本文链接：https://blog.csdn.net/hellosmile123456/article/details/104145088

import pickle
import xgboost as xgb
import numpy as np
from sklearn.model_selection import KFold, train_test_split, GridSearchCV
from sklearn.metrics import confusion_matrix, mean_squared_error
from sklearn.datasets import load_iris, load_digits, load_boston

rng = np.random.RandomState(31337)

print("Boston Housing: regression")
boston = load_boston()

print("Parameter optimization")
y = boston['target']
X = boston['data']
xgb_model = xgb.XGBRegressor()
clf=GridSearchCV(xgb_model,
									{'max_depth':[2,4,6],
									'n_estimators':[50,100,200]},verbose=1)
"""
Parameters：
estimator：所使用的分类器，或者pipeline
param_grid：值为字典或者列表，即需要最优化的参数的取值
scoring：准确度评价标准，默认None,这时需要使用score函数；
或者如scoring='roc_auc'，根据所选模型不同，评价准则不同。
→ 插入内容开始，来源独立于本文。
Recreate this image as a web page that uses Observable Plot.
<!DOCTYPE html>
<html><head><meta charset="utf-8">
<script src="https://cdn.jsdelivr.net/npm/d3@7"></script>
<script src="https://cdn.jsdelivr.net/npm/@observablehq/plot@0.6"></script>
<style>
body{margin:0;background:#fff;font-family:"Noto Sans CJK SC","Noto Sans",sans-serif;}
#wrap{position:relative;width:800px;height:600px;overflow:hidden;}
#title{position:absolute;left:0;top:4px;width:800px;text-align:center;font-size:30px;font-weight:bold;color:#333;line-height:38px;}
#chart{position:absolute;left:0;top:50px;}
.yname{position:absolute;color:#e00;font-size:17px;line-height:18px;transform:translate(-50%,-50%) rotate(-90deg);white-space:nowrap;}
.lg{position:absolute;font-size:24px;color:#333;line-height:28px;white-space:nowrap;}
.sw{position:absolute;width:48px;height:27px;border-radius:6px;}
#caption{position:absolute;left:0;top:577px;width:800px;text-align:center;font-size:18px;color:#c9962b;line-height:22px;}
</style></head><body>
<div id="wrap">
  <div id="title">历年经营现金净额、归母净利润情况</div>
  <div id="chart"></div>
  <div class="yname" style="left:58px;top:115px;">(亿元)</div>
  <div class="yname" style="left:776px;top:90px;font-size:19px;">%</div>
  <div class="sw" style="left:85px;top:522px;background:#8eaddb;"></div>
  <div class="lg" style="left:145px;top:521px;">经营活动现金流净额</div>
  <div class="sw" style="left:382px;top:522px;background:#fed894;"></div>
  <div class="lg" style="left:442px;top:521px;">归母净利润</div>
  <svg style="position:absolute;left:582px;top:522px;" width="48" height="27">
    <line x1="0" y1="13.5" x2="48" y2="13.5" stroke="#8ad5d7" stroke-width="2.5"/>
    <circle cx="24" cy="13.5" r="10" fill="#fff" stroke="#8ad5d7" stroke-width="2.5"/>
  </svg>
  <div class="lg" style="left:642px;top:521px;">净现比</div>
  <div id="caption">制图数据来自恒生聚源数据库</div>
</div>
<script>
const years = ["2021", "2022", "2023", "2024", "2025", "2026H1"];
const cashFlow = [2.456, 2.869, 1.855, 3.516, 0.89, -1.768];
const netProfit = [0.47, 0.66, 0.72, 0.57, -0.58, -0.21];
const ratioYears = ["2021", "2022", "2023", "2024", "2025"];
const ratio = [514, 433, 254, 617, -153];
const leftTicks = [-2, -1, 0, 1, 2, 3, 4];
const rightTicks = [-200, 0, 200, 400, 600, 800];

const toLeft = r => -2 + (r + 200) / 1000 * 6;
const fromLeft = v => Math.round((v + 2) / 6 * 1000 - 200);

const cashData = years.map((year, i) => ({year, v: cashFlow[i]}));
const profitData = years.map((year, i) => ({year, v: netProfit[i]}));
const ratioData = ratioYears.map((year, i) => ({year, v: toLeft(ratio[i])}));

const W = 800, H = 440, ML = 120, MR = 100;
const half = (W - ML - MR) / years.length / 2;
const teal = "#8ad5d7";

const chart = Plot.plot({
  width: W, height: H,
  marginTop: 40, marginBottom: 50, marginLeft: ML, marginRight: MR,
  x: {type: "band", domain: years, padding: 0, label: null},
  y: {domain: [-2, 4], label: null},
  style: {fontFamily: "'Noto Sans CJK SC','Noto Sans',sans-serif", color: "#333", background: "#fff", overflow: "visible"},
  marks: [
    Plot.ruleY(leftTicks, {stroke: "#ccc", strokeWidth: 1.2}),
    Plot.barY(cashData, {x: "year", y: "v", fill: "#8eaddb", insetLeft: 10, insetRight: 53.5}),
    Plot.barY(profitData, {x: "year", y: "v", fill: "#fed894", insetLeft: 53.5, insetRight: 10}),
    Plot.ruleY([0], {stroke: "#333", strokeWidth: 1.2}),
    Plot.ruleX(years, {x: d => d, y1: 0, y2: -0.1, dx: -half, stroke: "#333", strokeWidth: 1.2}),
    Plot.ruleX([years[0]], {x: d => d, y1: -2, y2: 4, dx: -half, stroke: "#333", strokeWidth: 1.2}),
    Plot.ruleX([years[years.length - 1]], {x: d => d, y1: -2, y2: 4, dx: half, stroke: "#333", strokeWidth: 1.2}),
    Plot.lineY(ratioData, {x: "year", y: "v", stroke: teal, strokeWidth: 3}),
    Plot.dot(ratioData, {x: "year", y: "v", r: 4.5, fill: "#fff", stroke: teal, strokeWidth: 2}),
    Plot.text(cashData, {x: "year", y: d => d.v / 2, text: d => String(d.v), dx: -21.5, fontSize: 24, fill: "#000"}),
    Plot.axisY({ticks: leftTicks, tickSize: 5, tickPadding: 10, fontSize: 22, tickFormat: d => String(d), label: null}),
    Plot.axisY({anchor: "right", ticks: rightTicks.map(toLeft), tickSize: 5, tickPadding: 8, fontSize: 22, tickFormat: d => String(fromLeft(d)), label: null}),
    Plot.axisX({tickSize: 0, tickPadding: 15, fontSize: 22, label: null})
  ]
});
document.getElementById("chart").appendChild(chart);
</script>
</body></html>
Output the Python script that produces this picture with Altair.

字符串（函数名），
或是可调用对象，需要其函数签名形如：scorer(estimator, X, y)；
如果是None，则使用estimator的误差估计函数。
n_jobs：并行数，int：个数,-1：跟CPU核数一致, 1:默认值。
pre_dispatch：指定总共分发的并行任务数。当n_jobs大于1时，
数据将在每个运行点进行复制，这可能导致OOM，而设置pre_dispatch参数，
则可以预先划分总共的job数量，使数据最多被复制pre_dispatch次
iid：默认True,为True时，默认为各个样本fold概率分布一致，误差估计为所有样本
之和，而非各个fold的平均。
cv：交叉验证参数，默认None，使用三折交叉验证。指定fold数量，默认为3，
也可以是yield训练/测试数据的生成器。
refit：默认为True,程序将会以交叉验证训练集得到的最佳参数，重新对所有可用的
训练集与开发集进行，作为最终用于性能评估的最佳模型参数。即在搜索参数结束后，
用最佳参数结果再次fit一遍全部数据集。
verbose：日志冗长度，int：冗长度，0：不输出训练过程，1：偶尔输出，
>1：对每个子模型都输出。
"""
clf.fit(X,y)
print("clf.best_score_=",clf.best_score_)
print("clf.best_params_=",clf.best_params_)
"""
Attributes：
best_estimator_：效果最好的分类器
best_score_：成员提供优化过程期间观察到的最好的评分
best_params_：描述了已取得最佳结果的参数的组合
best_index_：对应于最佳候选参数设置的索引(cv_results_数组的索引)。
Methods：
decision_function:使用找到的参数最好的分类器调用decision_function。
fit(X, y=None, groups=None, **fit_params):训练
get_params(deep=True):获取这个估计器的参数。
predict(X):用找到的最佳参数调用预估器。(直接预测每个样本属于哪一个类别)
predict_log_proda(X):用找到的最佳参数调用预估器。（得到每个测试集样本在每
一个类别的得分取log情况）
predict_proba(X):用找到的最佳参数调用预估器。（得到每个测试集样本在每一个
类别的得分情况）
score(X, y=None)：返回给定数据上的得分，如果预估器已经选出最优的分类器。
transform(X):调用最优分类器进行对X的转换。
"""
# The sklearn API models are picklable
print("Pickling sklearn API models")
# must open in binary format to pickle
pickle.dump(clf,open("best_boston.pkl","wb"))
clf2=pickle.load(open("best_boston.pkl","rb"))
print("np.allclose(clf.predict(X),clf2.predict(X))=",
np.allclose(clf.predict(X),clf2.predict(X)))
#numpy的allclose方法，比较两个array是不是每一元素都相等，
#默认在1e-05的误差范围内

Boston Housing: regression
Parameter optimization
Fitting 5 folds for each of 9 candidates, totalling 45 fits
clf.best_score_= 0.6697440508380478
clf.best_params_= {‘max_depth’: 2, ‘n_estimators’: 100}
np.allclose(clf.predict(X),clf2.predict(X))= True